Uchucchacua's deposit is located in the western slope of the Andes and belongs to the district and province of Oyón, in the department of Lima, Peru (Fig. 1). Stress redistribution as a result of mining is responsible for the activation of a complex structural system of faults (e.g., Rita, Ruby, Veronica, Rose). During the last five years, the mine has experienced an increasing level of seismicity and rockbursting associated with these faults. Development activities and ore exploitation have continuously advanced to deeper levels, presently taking place at 1,000 m below surface. Mechanical properties of respective rocks indicated increased susceptibility to rockbursting, which affected both the safety of the mine personnel and productivity.

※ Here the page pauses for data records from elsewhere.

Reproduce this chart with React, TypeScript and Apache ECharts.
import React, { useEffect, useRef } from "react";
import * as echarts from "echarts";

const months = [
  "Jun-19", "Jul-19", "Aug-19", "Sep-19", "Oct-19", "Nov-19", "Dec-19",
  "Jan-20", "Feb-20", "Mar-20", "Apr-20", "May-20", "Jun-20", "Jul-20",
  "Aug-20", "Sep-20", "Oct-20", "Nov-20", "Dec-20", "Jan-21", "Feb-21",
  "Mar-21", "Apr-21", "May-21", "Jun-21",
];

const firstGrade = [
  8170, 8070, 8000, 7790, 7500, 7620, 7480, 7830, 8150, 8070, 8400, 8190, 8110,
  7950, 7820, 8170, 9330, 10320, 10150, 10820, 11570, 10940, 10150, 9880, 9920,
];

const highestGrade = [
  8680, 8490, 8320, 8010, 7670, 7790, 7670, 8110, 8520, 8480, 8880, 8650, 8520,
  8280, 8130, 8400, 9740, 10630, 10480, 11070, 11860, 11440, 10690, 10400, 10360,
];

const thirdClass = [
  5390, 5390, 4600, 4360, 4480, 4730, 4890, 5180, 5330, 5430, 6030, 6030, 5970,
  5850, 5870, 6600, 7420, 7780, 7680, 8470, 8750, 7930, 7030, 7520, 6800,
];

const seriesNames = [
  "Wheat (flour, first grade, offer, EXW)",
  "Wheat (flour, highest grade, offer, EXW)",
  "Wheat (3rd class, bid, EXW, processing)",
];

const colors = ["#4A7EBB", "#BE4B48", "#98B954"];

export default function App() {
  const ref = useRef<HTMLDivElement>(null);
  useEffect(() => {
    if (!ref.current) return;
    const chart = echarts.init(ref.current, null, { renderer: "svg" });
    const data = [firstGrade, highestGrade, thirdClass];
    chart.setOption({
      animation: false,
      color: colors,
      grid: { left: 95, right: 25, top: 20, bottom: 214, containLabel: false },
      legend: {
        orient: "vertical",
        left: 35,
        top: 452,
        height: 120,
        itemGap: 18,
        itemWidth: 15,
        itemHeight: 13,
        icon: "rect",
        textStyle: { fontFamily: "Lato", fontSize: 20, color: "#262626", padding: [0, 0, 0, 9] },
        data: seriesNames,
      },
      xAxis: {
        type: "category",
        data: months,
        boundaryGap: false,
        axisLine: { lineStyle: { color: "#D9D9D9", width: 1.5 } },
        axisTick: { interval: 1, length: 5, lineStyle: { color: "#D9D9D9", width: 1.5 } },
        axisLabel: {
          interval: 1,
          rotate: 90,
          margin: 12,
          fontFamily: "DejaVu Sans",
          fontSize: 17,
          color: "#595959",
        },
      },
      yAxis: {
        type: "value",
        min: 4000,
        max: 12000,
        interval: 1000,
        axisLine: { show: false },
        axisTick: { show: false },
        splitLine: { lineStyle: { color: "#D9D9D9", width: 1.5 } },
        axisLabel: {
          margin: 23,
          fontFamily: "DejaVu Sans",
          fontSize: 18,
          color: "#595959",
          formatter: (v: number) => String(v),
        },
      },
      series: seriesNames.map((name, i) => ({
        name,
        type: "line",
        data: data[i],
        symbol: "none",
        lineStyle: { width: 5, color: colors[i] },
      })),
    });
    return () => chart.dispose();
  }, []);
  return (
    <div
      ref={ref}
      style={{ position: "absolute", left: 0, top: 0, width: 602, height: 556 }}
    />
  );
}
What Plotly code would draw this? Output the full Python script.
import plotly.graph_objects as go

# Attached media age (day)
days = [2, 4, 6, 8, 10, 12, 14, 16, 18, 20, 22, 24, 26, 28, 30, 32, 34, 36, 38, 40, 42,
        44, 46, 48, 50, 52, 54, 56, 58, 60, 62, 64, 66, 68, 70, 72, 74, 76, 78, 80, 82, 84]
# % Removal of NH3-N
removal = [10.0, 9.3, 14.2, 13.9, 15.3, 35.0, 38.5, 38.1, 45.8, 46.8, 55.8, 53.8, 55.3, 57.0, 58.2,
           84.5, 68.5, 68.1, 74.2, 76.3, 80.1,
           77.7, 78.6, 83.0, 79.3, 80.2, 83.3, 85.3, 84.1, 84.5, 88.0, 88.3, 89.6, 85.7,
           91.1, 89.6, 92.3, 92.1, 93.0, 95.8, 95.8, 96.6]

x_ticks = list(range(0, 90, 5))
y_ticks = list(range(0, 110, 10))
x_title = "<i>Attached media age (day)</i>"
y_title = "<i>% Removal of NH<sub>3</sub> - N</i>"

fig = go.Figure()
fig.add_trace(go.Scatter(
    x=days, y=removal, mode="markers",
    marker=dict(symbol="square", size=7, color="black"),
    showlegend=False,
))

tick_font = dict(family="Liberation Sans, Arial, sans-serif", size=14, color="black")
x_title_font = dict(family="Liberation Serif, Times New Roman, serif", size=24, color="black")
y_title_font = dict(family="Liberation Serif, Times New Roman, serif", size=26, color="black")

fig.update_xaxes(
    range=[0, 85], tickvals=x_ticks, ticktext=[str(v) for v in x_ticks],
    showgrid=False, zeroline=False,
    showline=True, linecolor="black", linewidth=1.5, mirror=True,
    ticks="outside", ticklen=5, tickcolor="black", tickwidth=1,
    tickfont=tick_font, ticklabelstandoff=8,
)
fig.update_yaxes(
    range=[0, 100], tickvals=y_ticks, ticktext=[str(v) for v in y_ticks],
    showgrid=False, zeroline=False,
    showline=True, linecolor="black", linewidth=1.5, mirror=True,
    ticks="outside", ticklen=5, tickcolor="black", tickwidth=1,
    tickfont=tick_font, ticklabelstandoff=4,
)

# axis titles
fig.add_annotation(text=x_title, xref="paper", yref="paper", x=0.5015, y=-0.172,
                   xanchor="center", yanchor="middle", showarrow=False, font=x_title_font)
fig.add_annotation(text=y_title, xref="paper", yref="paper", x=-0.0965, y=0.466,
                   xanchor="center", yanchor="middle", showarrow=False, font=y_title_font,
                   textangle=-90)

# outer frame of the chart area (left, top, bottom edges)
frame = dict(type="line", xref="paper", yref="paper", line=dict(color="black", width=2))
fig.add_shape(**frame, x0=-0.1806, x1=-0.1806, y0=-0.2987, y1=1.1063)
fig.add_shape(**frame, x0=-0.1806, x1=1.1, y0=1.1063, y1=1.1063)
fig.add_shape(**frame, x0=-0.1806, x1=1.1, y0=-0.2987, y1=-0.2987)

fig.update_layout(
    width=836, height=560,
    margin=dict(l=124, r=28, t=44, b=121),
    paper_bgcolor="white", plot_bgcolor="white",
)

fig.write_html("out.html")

The silver deposit of Uchucchacua consists of a principal geological structure that lies under the mine head offices.
Fig. 1 The location of the silver deposit of Uchucchacua (available in full paper)
The opposing rocks are of intermediate acidity. The principal stresses are sub-horizontal, trending NE-SW and EW-NW, respectively. Uchucchacua is a hydrothermal epigenetic deposit of landfill fractures, which were also transportation channels and metasomatic emplacements of mineralization that finally formed the present ore bodies. The principal commercial mineralization consists of silver, but zinc and lead are also extracted as by-products. In the Jumasha formation (Fig. 2) the mineralization is located in calcareous rocks of early Cretaceous. It varies in size and it is associated with irregular and discontinuous emplacement bodies.
Fig. 2 Cross-section of the Jumasha (Jm) formation (available in full paper)
There are two principal types of rocks at Uchucchacua. One type consists of the fragile limestone, whereas the second type is represented by high strength minerals that form the ore, such as proustita, argentita, pirargirita, native silver, esfalerita, marmatita, as well as waste minerals as the pyrite, alabandita, rodocrosita, calcita, pirrotita, in different combinations forming a rocky, hard structure characterized by a high compressive stress. The presence of the Andean tectonics has created a system of principal folding where the minerals to be mined are exposed to zones capable to host rockbursts (Fig. 3).